Recorded information:

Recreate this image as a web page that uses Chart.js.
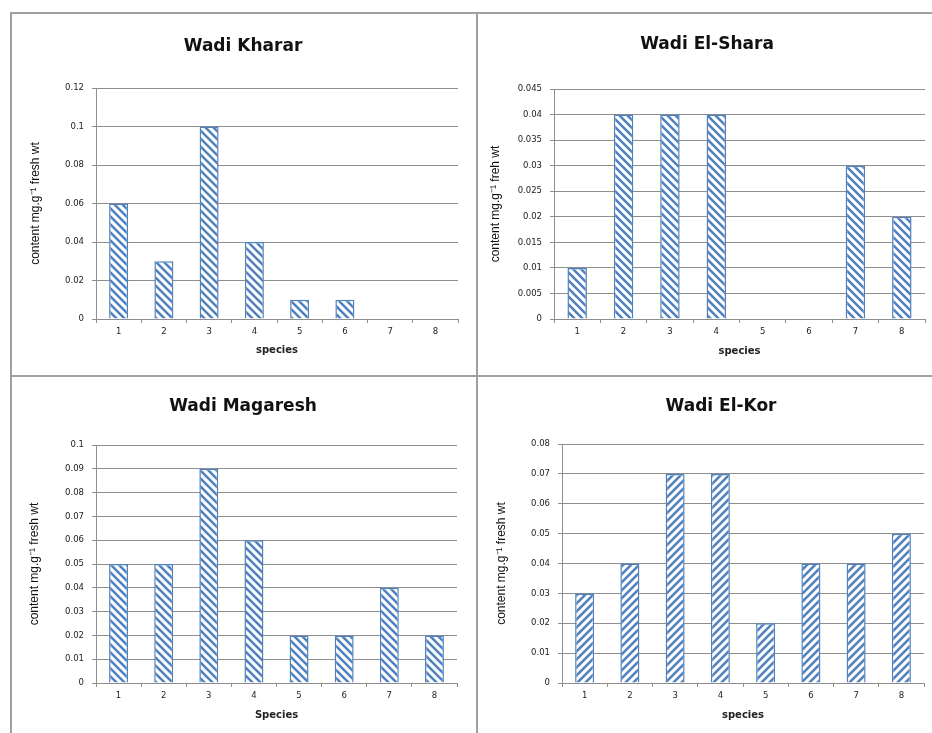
<!DOCTYPE html>
<html><head><meta charset="utf-8">
<script src="https://cdn.jsdelivr.net/npm/chart.js@4.4.0/dist/chart.umd.min.js"></script>
<style>
html,body{margin:0;padding:0;background:#fff;width:932px;height:733px;overflow:hidden;}
canvas{position:absolute;}
.ln{position:absolute;background:#a0a0a0;z-index:5;}
</style></head><body>
<canvas id="c0" width="466" height="364" style="left:10px;top:12px"></canvas>
<canvas id="c1" width="462" height="364" style="left:476px;top:12px"></canvas>
<canvas id="c2" width="466" height="357" style="left:10px;top:376px"></canvas>
<canvas id="c3" width="490" height="357" style="left:476px;top:376px"></canvas>
<div class="ln" style="left:10px;top:12px;width:930px;height:2px"></div>
<div class="ln" style="left:10px;top:12px;width:2px;height:730px"></div>
<div class="ln" style="left:476px;top:12px;width:2px;height:730px"></div>
<div class="ln" style="left:10px;top:375px;width:930px;height:2px"></div>
<script>
// ---- data ----
const species = ['1','2','3','4','5','6','7','8'];
const chartTitles = ['Wadi Kharar','Wadi El-Shara','Wadi Magaresh','Wadi El-Kor'];
const kharar   = [0.06, 0.03, 0.10, 0.04, 0.01, 0.01, 0, 0];
const elShara  = [0.01, 0.04, 0.04, 0.04, 0, 0, 0.03, 0.02];
const magaresh = [0.05, 0.05, 0.09, 0.06, 0.02, 0.02, 0.04, 0.02];
const elKor    = [0.03, 0.04, 0.07, 0.07, 0.02, 0.04, 0.04, 0.05];
const yMaxima  = [0.12, 0.045, 0.1, 0.08];
const ySteps   = [0.02, 0.005, 0.01, 0.01];
const yTitles  = ['content mg.g\u207B\u00B9 fresh wt','content mg.g\u207B\u00B9 freh wt','content mg.g\u207B\u00B9 fresh wt','content mg.g\u207B\u00B9 fresh wt'];
const xTitles  = ['species','species','Species','species'];

// ---- layout (canvas px) ----
const geo = [
  {left:86, right:18, top:76, bottom:57, titleC:35, yTitleC:25.5, xTitleOff:26, hatch:'\\'},
  {left:78, right:13, top:77, bottom:57, titleC:33, yTitleC:19.5, xTitleOff:24.3, hatch:'\\'},
  {left:86, right:19, top:69, bottom:50, titleC:31, yTitleC:25, xTitleOff:17.3, hatch:'\\'},
  {left:86, right:42, top:68, bottom:50, titleC:31, yTitleC:26, xTitleOff:17.3, hatch:'/'}
];
const series = [kharar, elShara, magaresh, elKor];
const BLUE = '#4F81BD', GRID = '#8e8e8e';

function hatch(dir){
  const s = 8, c = document.createElement('canvas');
  c.width = c.height = s;
  const g = c.getContext('2d');
  g.fillStyle = '#fff'; g.fillRect(0,0,s,s);
  g.strokeStyle = BLUE; g.lineWidth = 2.5; g.lineCap = 'square';
  g.beginPath();
  for (let k=-1;k<=1;k++){
    if (dir === '\\'){ g.moveTo(k*s,0); g.lineTo(k*s+s,s); }
    else { g.moveTo(k*s,s); g.lineTo(k*s+s,0); }
  }
  g.stroke();
  return g.createPattern(c,'repeat');
}
function fmt(v){ return String(parseFloat(Number(v).toFixed(4))); }

series.forEach((data,i)=>{
  const G = geo[i];
  const ctx = document.getElementById('c'+i).getContext('2d');
  const tFont = 17, tLH = tFont*1.2;
  new Chart(ctx, {
    type:'bar',
    data:{ labels:species, datasets:[{ data:data, backgroundColor:hatch(G.hatch), borderColor:BLUE, borderWidth:1.5, barPercentage:0.42, categoryPercentage:1 }]},
    options:{
      responsive:false, animation:false,
      layout:{padding:0},
      plugins:{
        legend:{display:false}, tooltip:{enabled:false},
        title:{display:true, text:chartTitles[i], color:'#111',
          font:{family:'DejaVu Sans', size:tFont, weight:'bold', lineHeight:1.2},
          padding:{top:G.titleC - tLH/2, bottom:G.top - G.titleC - tLH/2}}
      },
      scales:{
        x:{ offset:true,
          grid:{display:true, drawOnChartArea:false, drawTicks:true, tickLength:4, color:GRID, offset:true},
          border:{display:true, color:GRID, width:1},
          ticks:{color:'#222', padding:4, font:{family:'DejaVu Sans', size:8.5}, maxRotation:0},
          title:{display:true, text:xTitles[i], color:'#222', font:{family:'DejaVu Sans', size:10, weight:'bold'}, padding:{top:0,bottom:G.xTitleOff-6}},
          afterFit:(s)=>{ s.height = G.bottom; }
        },
        y:{ min:0, max:yMaxima[i],
          grid:{color:GRID, tickLength:4, lineWidth:1},
          border:{display:true, color:GRID, width:1},
          ticks:{stepSize:ySteps[i], color:'#222', padding:8, font:{family:'DejaVu Sans', size:8.5}, callback:(v)=>fmt(v)},
          title:{display:true, text:yTitles[i], color:'#111', font:{family:'Liberation Sans Narrow, Liberation Sans', size:12}, padding:{top:G.yTitleC - 7.2, bottom:0}},
          afterFit:(s)=>{ s.width = G.left; }
        },
        pad:{ position:'right', display:true, ticks:{display:false}, grid:{display:false}, border:{display:false}, title:{display:false},
          afterFit:(s)=>{ s.width = G.right; } }
      }
    }
  });
});
</script>
</body></html>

Given exercise: Repeat the data exactly, without the pictures.

Expected answer:
Recreate this image as a web page that uses Chart.js.
<!DOCTYPE html>
<html><head><meta charset="utf-8">
<script src="https://cdn.jsdelivr.net/npm/chart.js@4.4.0/dist/chart.umd.min.js"></script>
<style>
html,body{margin:0;padding:0;background:#fff;width:932px;height:733px;overflow:hidden;}
canvas{position:absolute;}
.ln{position:absolute;background:#a0a0a0;z-index:5;}
</style></head><body>
<canvas id="c0" width="466" height="364" style="left:10px;top:12px"></canvas>
<canvas id="c1" width="462" height="364" style="left:476px;top:12px"></canvas>
<canvas id="c2" width="466" height="357" style="left:10px;top:376px"></canvas>
<canvas id="c3" width="490" height="357" style="left:476px;top:376px"></canvas>
<div class="ln" style="left:10px;top:12px;width:930px;height:2px"></div>
<div class="ln" style="left:10px;top:12px;width:2px;height:730px"></div>
<div class="ln" style="left:476px;top:12px;width:2px;height:730px"></div>
<div class="ln" style="left:10px;top:375px;width:930px;height:2px"></div>
<script>
// ---- data ----
const species = ['1','2','3','4','5','6','7','8'];
const chartTitles = ['Wadi Kharar','Wadi El-Shara','Wadi Magaresh','Wadi El-Kor'];
const kharar   = [0.06, 0.03, 0.10, 0.04, 0.01, 0.01, 0, 0];
const elShara  = [0.01, 0.04, 0.04, 0.04, 0, 0, 0.03, 0.02];
const magaresh = [0.05, 0.05, 0.09, 0.06, 0.02, 0.02, 0.04, 0.02];
const elKor    = [0.03, 0.04, 0.07, 0.07, 0.02, 0.04, 0.04, 0.05];
const yMaxima  = [0.12, 0.045, 0.1, 0.08];
const ySteps   = [0.02, 0.005, 0.01, 0.01];
const yTitles  = ['content mg.g\u207B\u00B9 fresh wt','content mg.g\u207B\u00B9 freh wt','content mg.g\u207B\u00B9 fresh wt','content mg.g\u207B\u00B9 fresh wt'];
const xTitles  = ['species','species','Species','species'];

// ---- layout (canvas px) ----
const geo = [
  {left:86, right:18, top:76, bottom:57, titleC:35, yTitleC:25.5, xTitleOff:26, hatch:'\\'},
  {left:78, right:13, top:77, bottom:57, titleC:33, yTitleC:19.5, xTitleOff:24.3, hatch:'\\'},
  {left:86, right:19, top:69, bottom:50, titleC:31, yTitleC:25, xTitleOff:17.3, hatch:'\\'},
  {left:86, right:42, top:68, bottom:50, titleC:31, yTitleC:26, xTitleOff:17.3, hatch:'/'}
];
const series = [kharar, elShara, magaresh, elKor];
const BLUE = '#4F81BD', GRID = '#8e8e8e';

function hatch(dir){
  const s = 8, c = document.createElement('canvas');
  c.width = c.height = s;
  const g = c.getContext('2d');
  g.fillStyle = '#fff'; g.fillRect(0,0,s,s);
  g.strokeStyle = BLUE; g.lineWidth = 2.5; g.lineCap = 'square';
  g.beginPath();
  for (let k=-1;k<=1;k++){
    if (dir === '\\'){ g.moveTo(k*s,0); g.lineTo(k*s+s,s); }
    else { g.moveTo(k*s,s); g.lineTo(k*s+s,0); }
  }
  g.stroke();
  return g.createPattern(c,'repeat');
}
function fmt(v){ return String(parseFloat(Number(v).toFixed(4))); }

series.forEach((data,i)=>{
  const G = geo[i];
  const ctx = document.getElementById('c'+i).getContext('2d');
  const tFont = 17, tLH = tFont*1.2;
  new Chart(ctx, {
    type:'bar',
    data:{ labels:species, datasets:[{ data:data, backgroundColor:hatch(G.hatch), borderColor:BLUE, borderWidth:1.5, barPercentage:0.42, categoryPercentage:1 }]},
    options:{
      responsive:false, animation:false,
      layout:{padding:0},
      plugins:{
        legend:{display:false}, tooltip:{enabled:false},
        title:{display:true, text:chartTitles[i], color:'#111',
          font:{family:'DejaVu Sans', size:tFont, weight:'bold', lineHeight:1.2},
          padding:{top:G.titleC - tLH/2, bottom:G.top - G.titleC - tLH/2}}
      },
      scales:{
        x:{ offset:true,
          grid:{display:true, drawOnChartArea:false, drawTicks:true, tickLength:4, color:GRID, offset:true},
          border:{display:true, color:GRID, width:1},
          ticks:{color:'#222', padding:4, font:{family:'DejaVu Sans', size:8.5}, maxRotation:0},
          title:{display:true, text:xTitles[i], color:'#222', font:{family:'DejaVu Sans', size:10, weight:'bold'}, padding:{top:0,bottom:G.xTitleOff-6}},
          afterFit:(s)=>{ s.height = G.bottom; }
        },
        y:{ min:0, max:yMaxima[i],
          grid:{color:GRID, tickLength:4, lineWidth:1},
          border:{display:true, color:GRID, width:1},
          ticks:{stepSize:ySteps[i], color:'#222', padding:8, font:{family:'DejaVu Sans', size:8.5}, callback:(v)=>fmt(v)},
          title:{display:true, text:yTitles[i], color:'#111', font:{family:'Liberation Sans Narrow, Liberation Sans', size:12}, padding:{top:G.yTitleC - 7.2, bottom:0}},
          afterFit:(s)=>{ s.width = G.left; }
        },
        pad:{ position:'right', display:true, ticks:{display:false}, grid:{display:false}, border:{display:false}, title:{display:false},
          afterFit:(s)=>{ s.width = G.right; } }
      }
    }
  });
});
</script>
</body></html>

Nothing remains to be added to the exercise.